Short exercise — Return all of the data exactly, with nothing left out but the pictures.

>> start Dataset excerpt

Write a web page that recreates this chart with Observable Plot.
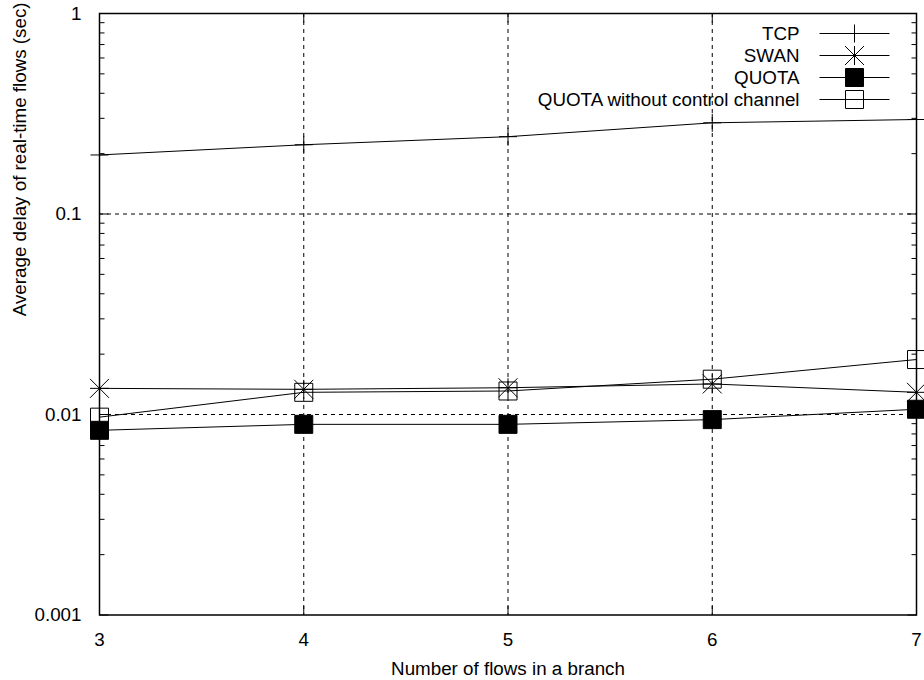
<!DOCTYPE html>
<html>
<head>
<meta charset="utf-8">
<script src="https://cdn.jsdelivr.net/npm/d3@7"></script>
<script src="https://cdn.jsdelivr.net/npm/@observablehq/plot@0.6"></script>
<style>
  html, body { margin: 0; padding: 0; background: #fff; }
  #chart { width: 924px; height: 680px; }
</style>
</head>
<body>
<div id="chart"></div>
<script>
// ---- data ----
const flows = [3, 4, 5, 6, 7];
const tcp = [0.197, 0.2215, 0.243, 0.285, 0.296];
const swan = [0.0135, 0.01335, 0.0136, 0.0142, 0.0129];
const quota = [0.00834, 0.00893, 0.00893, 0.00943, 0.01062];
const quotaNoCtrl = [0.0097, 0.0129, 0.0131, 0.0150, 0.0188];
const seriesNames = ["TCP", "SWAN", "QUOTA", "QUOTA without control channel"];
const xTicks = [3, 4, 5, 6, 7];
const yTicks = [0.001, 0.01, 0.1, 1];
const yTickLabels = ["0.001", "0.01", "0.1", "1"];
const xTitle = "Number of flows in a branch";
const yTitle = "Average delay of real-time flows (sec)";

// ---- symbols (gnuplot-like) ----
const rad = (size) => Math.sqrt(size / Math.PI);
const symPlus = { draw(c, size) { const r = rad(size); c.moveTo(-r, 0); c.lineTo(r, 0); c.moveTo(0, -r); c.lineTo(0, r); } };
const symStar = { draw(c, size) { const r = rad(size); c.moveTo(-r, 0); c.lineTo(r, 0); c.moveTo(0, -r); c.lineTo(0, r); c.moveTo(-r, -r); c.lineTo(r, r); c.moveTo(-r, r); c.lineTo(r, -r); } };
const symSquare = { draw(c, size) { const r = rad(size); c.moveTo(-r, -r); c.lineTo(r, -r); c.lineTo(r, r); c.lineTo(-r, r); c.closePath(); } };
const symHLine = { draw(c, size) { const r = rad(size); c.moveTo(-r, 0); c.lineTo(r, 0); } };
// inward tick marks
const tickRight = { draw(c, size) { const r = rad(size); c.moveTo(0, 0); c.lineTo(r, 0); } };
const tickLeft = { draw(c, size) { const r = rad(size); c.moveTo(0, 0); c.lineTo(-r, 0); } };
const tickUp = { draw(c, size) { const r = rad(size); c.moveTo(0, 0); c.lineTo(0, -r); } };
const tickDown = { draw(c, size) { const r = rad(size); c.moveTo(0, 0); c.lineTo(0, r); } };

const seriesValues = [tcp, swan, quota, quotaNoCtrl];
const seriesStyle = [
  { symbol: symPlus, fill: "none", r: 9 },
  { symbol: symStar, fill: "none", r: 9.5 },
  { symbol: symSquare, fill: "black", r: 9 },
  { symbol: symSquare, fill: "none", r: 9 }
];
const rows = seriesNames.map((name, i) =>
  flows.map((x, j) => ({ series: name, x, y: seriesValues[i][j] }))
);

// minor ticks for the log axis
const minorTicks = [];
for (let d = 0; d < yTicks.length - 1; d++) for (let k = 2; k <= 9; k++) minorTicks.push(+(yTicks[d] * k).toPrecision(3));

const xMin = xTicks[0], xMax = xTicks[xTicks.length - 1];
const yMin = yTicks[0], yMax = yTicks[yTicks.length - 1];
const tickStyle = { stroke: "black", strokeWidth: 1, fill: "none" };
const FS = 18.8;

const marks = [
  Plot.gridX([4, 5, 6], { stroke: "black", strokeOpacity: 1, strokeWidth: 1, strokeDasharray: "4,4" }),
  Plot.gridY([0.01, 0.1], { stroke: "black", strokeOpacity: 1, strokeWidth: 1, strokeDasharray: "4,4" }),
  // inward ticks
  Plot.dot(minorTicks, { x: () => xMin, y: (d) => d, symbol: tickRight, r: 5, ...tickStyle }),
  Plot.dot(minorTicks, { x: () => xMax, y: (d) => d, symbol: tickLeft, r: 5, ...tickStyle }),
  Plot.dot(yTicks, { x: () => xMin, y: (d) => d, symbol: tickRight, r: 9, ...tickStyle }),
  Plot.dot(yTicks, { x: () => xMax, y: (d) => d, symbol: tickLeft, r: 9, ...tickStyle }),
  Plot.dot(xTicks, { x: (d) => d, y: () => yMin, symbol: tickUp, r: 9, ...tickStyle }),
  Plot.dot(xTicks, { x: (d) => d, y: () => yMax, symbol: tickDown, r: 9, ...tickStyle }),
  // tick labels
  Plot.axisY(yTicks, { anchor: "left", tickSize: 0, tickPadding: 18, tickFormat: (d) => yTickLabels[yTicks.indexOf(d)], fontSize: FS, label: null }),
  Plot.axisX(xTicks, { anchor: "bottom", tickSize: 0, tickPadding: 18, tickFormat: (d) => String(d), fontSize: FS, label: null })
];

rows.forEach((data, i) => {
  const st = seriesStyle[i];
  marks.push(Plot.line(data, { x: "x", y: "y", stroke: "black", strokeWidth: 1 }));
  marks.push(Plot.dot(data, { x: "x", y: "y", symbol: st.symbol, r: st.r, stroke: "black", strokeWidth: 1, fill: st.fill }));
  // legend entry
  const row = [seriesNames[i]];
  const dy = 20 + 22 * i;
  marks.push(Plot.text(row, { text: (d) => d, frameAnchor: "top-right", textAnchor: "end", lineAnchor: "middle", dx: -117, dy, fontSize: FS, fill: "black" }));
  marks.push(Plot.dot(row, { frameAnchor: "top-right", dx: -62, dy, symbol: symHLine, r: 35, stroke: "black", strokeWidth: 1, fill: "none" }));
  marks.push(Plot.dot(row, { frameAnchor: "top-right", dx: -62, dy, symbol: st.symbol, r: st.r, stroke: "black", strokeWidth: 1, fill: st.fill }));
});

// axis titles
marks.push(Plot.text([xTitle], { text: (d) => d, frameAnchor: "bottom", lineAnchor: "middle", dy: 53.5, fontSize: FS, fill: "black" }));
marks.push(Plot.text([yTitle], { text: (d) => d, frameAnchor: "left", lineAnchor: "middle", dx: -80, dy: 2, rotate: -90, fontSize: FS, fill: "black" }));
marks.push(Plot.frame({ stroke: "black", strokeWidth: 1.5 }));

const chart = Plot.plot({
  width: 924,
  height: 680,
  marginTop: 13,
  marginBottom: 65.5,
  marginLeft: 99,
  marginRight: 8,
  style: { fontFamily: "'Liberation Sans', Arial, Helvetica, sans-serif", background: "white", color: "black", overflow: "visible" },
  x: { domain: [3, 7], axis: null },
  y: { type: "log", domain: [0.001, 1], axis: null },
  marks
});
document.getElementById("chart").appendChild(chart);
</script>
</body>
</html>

>> end Dataset excerpt

Answer —
Write a web page that recreates this chart with Observable Plot.
<!DOCTYPE html>
<html>
<head>
<meta charset="utf-8">
<script src="https://cdn.jsdelivr.net/npm/d3@7"></script>
<script src="https://cdn.jsdelivr.net/npm/@observablehq/plot@0.6"></script>
<style>
  html, body { margin: 0; padding: 0; background: #fff; }
  #chart { width: 924px; height: 680px; }
</style>
</head>
<body>
<div id="chart"></div>
<script>
// ---- data ----
const flows = [3, 4, 5, 6, 7];
const tcp = [0.197, 0.2215, 0.243, 0.285, 0.296];
const swan = [0.0135, 0.01335, 0.0136, 0.0142, 0.0129];
const quota = [0.00834, 0.00893, 0.00893, 0.00943, 0.01062];
const quotaNoCtrl = [0.0097, 0.0129, 0.0131, 0.0150, 0.0188];
const seriesNames = ["TCP", "SWAN", "QUOTA", "QUOTA without control channel"];
const xTicks = [3, 4, 5, 6, 7];
const yTicks = [0.001, 0.01, 0.1, 1];
const yTickLabels = ["0.001", "0.01", "0.1", "1"];
const xTitle = "Number of flows in a branch";
const yTitle = "Average delay of real-time flows (sec)";

// ---- symbols (gnuplot-like) ----
const rad = (size) => Math.sqrt(size / Math.PI);
const symPlus = { draw(c, size) { const r = rad(size); c.moveTo(-r, 0); c.lineTo(r, 0); c.moveTo(0, -r); c.lineTo(0, r); } };
const symStar = { draw(c, size) { const r = rad(size); c.moveTo(-r, 0); c.lineTo(r, 0); c.moveTo(0, -r); c.lineTo(0, r); c.moveTo(-r, -r); c.lineTo(r, r); c.moveTo(-r, r); c.lineTo(r, -r); } };
const symSquare = { draw(c, size) { const r = rad(size); c.moveTo(-r, -r); c.lineTo(r, -r); c.lineTo(r, r); c.lineTo(-r, r); c.closePath(); } };
const symHLine = { draw(c, size) { const r = rad(size); c.moveTo(-r, 0); c.lineTo(r, 0); } };
// inward tick marks
const tickRight = { draw(c, size) { const r = rad(size); c.moveTo(0, 0); c.lineTo(r, 0); } };
const tickLeft = { draw(c, size) { const r = rad(size); c.moveTo(0, 0); c.lineTo(-r, 0); } };
const tickUp = { draw(c, size) { const r = rad(size); c.moveTo(0, 0); c.lineTo(0, -r); } };
const tickDown = { draw(c, size) { const r = rad(size); c.moveTo(0, 0); c.lineTo(0, r); } };

const seriesValues = [tcp, swan, quota, quotaNoCtrl];
const seriesStyle = [
  { symbol: symPlus, fill: "none", r: 9 },
  { symbol: symStar, fill: "none", r: 9.5 },
  { symbol: symSquare, fill: "black", r: 9 },
  { symbol: symSquare, fill: "none", r: 9 }
];
const rows = seriesNames.map((name, i) =>
  flows.map((x, j) => ({ series: name, x, y: seriesValues[i][j] }))
);

// minor ticks for the log axis
const minorTicks = [];
for (let d = 0; d < yTicks.length - 1; d++) for (let k = 2; k <= 9; k++) minorTicks.push(+(yTicks[d] * k).toPrecision(3));

const xMin = xTicks[0], xMax = xTicks[xTicks.length - 1];
const yMin = yTicks[0], yMax = yTicks[yTicks.length - 1];
const tickStyle = { stroke: "black", strokeWidth: 1, fill: "none" };
const FS = 18.8;

const marks = [
  Plot.gridX([4, 5, 6], { stroke: "black", strokeOpacity: 1, strokeWidth: 1, strokeDasharray: "4,4" }),
  Plot.gridY([0.01, 0.1], { stroke: "black", strokeOpacity: 1, strokeWidth: 1, strokeDasharray: "4,4" }),
  // inward ticks
  Plot.dot(minorTicks, { x: () => xMin, y: (d) => d, symbol: tickRight, r: 5, ...tickStyle }),
  Plot.dot(minorTicks, { x: () => xMax, y: (d) => d, symbol: tickLeft, r: 5, ...tickStyle }),
  Plot.dot(yTicks, { x: () => xMin, y: (d) => d, symbol: tickRight, r: 9, ...tickStyle }),
  Plot.dot(yTicks, { x: () => xMax, y: (d) => d, symbol: tickLeft, r: 9, ...tickStyle }),
  Plot.dot(xTicks, { x: (d) => d, y: () => yMin, symbol: tickUp, r: 9, ...tickStyle }),
  Plot.dot(xTicks, { x: (d) => d, y: () => yMax, symbol: tickDown, r: 9, ...tickStyle }),
  // tick labels
  Plot.axisY(yTicks, { anchor: "left", tickSize: 0, tickPadding: 18, tickFormat: (d) => yTickLabels[yTicks.indexOf(d)], fontSize: FS, label: null }),
  Plot.axisX(xTicks, { anchor: "bottom", tickSize: 0, tickPadding: 18, tickFormat: (d) => String(d), fontSize: FS, label: null })
];

rows.forEach((data, i) => {
  const st = seriesStyle[i];
  marks.push(Plot.line(data, { x: "x", y: "y", stroke: "black", strokeWidth: 1 }));
  marks.push(Plot.dot(data, { x: "x", y: "y", symbol: st.symbol, r: st.r, stroke: "black", strokeWidth: 1, fill: st.fill }));
  // legend entry
  const row = [seriesNames[i]];
  const dy = 20 + 22 * i;
  marks.push(Plot.text(row, { text: (d) => d, frameAnchor: "top-right", textAnchor: "end", lineAnchor: "middle", dx: -117, dy, fontSize: FS, fill: "black" }));
  marks.push(Plot.dot(row, { frameAnchor: "top-right", dx: -62, dy, symbol: symHLine, r: 35, stroke: "black", strokeWidth: 1, fill: "none" }));
  marks.push(Plot.dot(row, { frameAnchor: "top-right", dx: -62, dy, symbol: st.symbol, r: st.r, stroke: "black", strokeWidth: 1, fill: st.fill }));
});

// axis titles
marks.push(Plot.text([xTitle], { text: (d) => d, frameAnchor: "bottom", lineAnchor: "middle", dy: 53.5, fontSize: FS, fill: "black" }));
marks.push(Plot.text([yTitle], { text: (d) => d, frameAnchor: "left", lineAnchor: "middle", dx: -80, dy: 2, rotate: -90, fontSize: FS, fill: "black" }));
marks.push(Plot.frame({ stroke: "black", strokeWidth: 1.5 }));

const chart = Plot.plot({
  width: 924,
  height: 680,
  marginTop: 13,
  marginBottom: 65.5,
  marginLeft: 99,
  marginRight: 8,
  style: { fontFamily: "'Liberation Sans', Arial, Helvetica, sans-serif", background: "white", color: "black", overflow: "visible" },
  x: { domain: [3, 7], axis: null },
  y: { type: "log", domain: [0.001, 1], axis: null },
  marks
});
document.getElementById("chart").appendChild(chart);
</script>
</body>
</html>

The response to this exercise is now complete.